WHAT YOU WILL DO> The lines to be extracted run from the start of the listing through the line containing "BOT = dict(cx=396, cy=331, rx=353, ry=166)"; copy them exactly and nothing else.

MATERIAL>
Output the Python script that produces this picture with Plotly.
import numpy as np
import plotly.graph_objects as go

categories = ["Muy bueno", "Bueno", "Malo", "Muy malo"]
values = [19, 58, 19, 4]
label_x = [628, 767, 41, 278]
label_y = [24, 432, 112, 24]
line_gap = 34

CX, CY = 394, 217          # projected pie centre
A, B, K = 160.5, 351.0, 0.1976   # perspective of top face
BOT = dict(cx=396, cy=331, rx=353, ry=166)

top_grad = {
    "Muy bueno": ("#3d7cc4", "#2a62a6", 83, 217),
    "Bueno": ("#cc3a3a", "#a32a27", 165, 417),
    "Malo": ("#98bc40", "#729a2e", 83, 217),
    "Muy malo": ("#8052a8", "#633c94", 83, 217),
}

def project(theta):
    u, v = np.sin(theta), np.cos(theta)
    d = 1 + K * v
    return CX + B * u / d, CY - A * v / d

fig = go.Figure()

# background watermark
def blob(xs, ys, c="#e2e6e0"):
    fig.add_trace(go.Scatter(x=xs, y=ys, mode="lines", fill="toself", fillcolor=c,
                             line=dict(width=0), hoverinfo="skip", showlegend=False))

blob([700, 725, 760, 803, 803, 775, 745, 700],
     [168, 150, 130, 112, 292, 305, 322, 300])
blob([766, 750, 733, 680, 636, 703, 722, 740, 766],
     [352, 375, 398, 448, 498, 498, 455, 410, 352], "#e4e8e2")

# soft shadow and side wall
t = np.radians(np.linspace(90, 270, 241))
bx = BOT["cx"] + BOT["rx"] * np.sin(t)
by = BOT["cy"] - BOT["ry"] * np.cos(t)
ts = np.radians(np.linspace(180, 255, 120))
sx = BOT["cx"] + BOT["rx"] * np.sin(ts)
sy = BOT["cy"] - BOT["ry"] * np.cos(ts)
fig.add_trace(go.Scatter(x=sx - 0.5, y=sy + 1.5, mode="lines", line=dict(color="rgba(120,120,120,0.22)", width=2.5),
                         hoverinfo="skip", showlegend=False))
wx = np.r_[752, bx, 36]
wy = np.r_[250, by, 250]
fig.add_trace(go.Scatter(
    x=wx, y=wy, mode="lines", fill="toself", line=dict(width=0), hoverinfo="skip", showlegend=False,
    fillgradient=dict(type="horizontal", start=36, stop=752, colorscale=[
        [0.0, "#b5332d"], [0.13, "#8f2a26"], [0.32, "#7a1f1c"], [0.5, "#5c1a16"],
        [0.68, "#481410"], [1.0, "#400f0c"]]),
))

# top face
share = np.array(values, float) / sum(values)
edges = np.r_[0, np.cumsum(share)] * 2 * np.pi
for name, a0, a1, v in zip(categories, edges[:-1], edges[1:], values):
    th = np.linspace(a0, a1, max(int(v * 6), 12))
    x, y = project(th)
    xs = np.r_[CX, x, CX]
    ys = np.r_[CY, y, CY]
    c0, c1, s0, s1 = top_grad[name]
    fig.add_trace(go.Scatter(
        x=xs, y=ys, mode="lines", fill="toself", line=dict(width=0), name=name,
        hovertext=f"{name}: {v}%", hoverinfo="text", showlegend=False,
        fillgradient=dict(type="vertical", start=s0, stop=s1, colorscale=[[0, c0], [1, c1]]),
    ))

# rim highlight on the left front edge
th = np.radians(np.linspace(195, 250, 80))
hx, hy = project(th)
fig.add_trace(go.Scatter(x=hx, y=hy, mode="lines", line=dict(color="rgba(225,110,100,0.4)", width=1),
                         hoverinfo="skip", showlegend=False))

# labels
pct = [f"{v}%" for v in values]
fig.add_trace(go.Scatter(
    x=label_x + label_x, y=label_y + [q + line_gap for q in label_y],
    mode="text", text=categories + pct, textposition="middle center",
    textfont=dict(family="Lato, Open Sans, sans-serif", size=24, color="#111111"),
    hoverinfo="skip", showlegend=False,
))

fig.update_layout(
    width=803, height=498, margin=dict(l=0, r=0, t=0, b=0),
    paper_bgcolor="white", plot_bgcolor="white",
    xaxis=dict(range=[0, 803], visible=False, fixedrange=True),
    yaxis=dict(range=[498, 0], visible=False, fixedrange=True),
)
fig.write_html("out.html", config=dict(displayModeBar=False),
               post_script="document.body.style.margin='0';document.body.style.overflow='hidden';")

RESPONSE TO THIS EXERCISE>
Output the Python script that produces this picture with Plotly.
import numpy as np
import plotly.graph_objects as go

categories = ["Muy bueno", "Bueno", "Malo", "Muy malo"]
values = [19, 58, 19, 4]
label_x = [628, 767, 41, 278]
label_y = [24, 432, 112, 24]
line_gap = 34

CX, CY = 394, 217          # projected pie centre
A, B, K = 160.5, 351.0, 0.1976   # perspective of top face
BOT = dict(cx=396, cy=331, rx=353, ry=166)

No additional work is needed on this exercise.